## Data records
□ □ □ □ □

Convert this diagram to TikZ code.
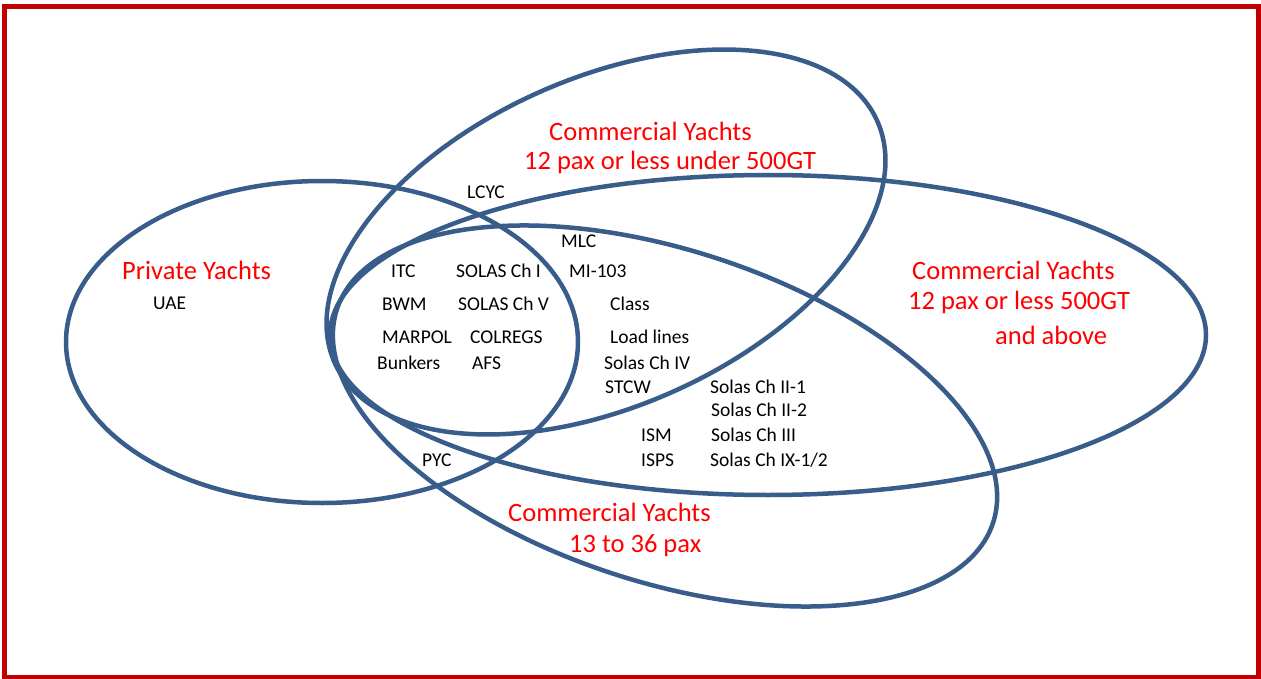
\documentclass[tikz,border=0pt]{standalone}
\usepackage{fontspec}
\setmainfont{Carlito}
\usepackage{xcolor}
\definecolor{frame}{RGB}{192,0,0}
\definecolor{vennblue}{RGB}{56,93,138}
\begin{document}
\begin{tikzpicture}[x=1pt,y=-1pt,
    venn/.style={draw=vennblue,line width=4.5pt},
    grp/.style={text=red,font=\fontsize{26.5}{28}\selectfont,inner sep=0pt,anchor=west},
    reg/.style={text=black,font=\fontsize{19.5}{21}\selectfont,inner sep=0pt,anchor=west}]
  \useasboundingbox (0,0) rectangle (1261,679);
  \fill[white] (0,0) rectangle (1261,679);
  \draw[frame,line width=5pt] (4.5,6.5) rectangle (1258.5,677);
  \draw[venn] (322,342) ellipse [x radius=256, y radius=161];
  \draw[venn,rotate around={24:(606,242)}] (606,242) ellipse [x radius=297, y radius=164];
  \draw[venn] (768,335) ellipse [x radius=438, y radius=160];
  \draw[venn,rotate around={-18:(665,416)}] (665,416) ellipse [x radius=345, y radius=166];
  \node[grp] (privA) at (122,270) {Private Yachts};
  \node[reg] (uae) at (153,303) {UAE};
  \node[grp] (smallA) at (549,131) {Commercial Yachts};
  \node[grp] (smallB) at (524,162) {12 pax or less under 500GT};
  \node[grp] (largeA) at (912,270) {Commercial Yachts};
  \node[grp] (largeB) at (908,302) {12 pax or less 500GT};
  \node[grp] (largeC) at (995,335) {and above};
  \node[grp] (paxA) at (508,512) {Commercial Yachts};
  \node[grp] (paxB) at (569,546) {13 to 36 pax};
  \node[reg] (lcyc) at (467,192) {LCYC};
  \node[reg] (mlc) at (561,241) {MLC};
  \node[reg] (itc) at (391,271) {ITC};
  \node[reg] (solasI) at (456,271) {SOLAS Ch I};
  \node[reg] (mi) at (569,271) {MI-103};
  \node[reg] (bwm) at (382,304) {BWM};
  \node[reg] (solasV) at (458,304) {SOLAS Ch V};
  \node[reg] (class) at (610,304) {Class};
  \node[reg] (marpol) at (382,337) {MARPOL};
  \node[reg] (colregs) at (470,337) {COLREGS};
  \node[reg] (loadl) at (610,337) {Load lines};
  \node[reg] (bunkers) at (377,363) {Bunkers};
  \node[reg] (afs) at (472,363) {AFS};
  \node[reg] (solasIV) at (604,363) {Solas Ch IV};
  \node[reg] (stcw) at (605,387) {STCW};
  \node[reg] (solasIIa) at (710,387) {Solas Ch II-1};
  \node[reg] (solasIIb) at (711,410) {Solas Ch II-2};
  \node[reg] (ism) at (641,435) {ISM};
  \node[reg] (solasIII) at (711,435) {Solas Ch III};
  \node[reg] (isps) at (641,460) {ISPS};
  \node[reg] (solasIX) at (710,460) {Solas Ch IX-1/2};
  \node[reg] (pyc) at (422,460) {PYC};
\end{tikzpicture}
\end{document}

□ □ □ □ □

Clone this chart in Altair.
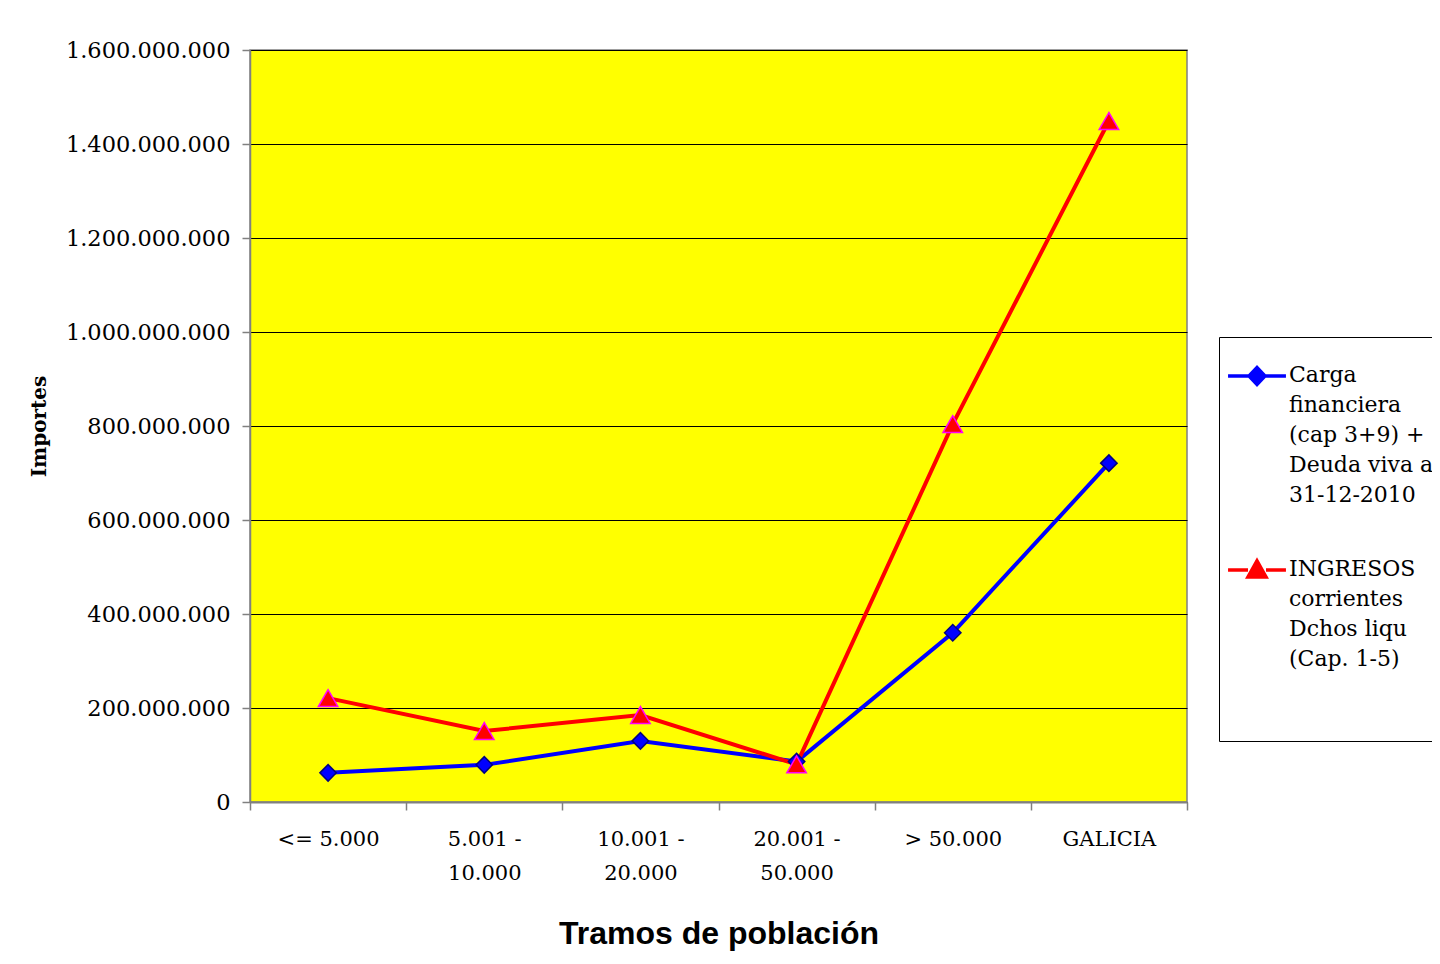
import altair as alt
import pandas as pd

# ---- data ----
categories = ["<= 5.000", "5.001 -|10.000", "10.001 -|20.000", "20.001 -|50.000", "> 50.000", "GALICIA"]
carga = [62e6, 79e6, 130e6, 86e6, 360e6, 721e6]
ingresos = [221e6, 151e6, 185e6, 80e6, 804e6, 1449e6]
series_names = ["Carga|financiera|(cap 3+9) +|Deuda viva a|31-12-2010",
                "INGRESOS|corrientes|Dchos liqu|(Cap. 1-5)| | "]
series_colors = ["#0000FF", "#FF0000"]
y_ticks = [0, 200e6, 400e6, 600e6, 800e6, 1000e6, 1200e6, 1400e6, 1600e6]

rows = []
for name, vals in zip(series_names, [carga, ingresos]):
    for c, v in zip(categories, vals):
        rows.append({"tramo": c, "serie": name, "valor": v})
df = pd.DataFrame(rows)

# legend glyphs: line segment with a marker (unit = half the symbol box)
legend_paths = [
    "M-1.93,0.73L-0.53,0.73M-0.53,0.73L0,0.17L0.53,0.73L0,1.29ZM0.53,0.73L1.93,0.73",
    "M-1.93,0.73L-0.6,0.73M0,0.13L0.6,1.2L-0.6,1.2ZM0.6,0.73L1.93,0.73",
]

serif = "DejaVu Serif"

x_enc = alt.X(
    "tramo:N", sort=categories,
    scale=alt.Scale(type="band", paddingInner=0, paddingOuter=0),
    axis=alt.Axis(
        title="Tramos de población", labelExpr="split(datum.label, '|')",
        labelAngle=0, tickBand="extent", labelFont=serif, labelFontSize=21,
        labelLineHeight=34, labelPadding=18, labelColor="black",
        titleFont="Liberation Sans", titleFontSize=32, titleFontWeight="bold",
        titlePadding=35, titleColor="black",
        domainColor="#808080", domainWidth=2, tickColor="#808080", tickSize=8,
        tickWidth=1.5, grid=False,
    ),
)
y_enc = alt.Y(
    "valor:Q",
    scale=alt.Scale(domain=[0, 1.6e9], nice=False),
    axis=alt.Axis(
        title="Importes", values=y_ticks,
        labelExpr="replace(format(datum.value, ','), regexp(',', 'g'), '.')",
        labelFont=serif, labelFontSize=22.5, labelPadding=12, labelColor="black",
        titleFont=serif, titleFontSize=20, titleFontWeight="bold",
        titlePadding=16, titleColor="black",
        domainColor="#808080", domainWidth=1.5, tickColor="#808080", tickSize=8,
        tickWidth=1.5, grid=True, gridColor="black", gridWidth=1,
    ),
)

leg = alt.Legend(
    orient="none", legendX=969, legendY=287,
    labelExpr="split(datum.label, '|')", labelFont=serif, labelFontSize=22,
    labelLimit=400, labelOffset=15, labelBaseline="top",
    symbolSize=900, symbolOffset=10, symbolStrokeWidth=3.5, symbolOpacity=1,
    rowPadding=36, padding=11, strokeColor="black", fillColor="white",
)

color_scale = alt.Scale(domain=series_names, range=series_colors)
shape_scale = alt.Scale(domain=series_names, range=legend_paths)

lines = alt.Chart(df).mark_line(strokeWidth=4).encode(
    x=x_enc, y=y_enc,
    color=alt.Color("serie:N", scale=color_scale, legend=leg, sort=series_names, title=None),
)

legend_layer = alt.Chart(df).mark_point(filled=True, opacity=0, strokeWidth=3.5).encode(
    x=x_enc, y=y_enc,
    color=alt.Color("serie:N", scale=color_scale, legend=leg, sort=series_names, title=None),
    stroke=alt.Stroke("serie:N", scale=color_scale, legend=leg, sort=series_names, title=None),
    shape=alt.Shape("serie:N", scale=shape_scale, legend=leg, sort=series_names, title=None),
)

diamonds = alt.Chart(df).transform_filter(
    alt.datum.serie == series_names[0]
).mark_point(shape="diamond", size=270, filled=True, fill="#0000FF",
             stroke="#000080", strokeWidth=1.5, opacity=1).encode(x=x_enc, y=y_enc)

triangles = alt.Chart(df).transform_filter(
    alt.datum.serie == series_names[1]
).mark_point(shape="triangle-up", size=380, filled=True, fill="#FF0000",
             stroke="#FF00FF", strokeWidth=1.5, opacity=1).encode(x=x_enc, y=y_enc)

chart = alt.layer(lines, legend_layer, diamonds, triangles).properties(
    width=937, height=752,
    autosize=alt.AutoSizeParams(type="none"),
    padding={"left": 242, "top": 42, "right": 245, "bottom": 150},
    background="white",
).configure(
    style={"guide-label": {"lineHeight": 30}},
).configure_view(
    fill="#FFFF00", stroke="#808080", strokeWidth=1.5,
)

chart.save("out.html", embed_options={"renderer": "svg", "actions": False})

□ □ □ □ □

## Exercise directions
Copy the listing above exactly, but only from the line with "Clone this chart in Altair." through the line with "import pandas as pd", including those two lines and excluding any picture.

## Output of the exercise
Clone this chart in Altair.
import altair as alt
import pandas as pd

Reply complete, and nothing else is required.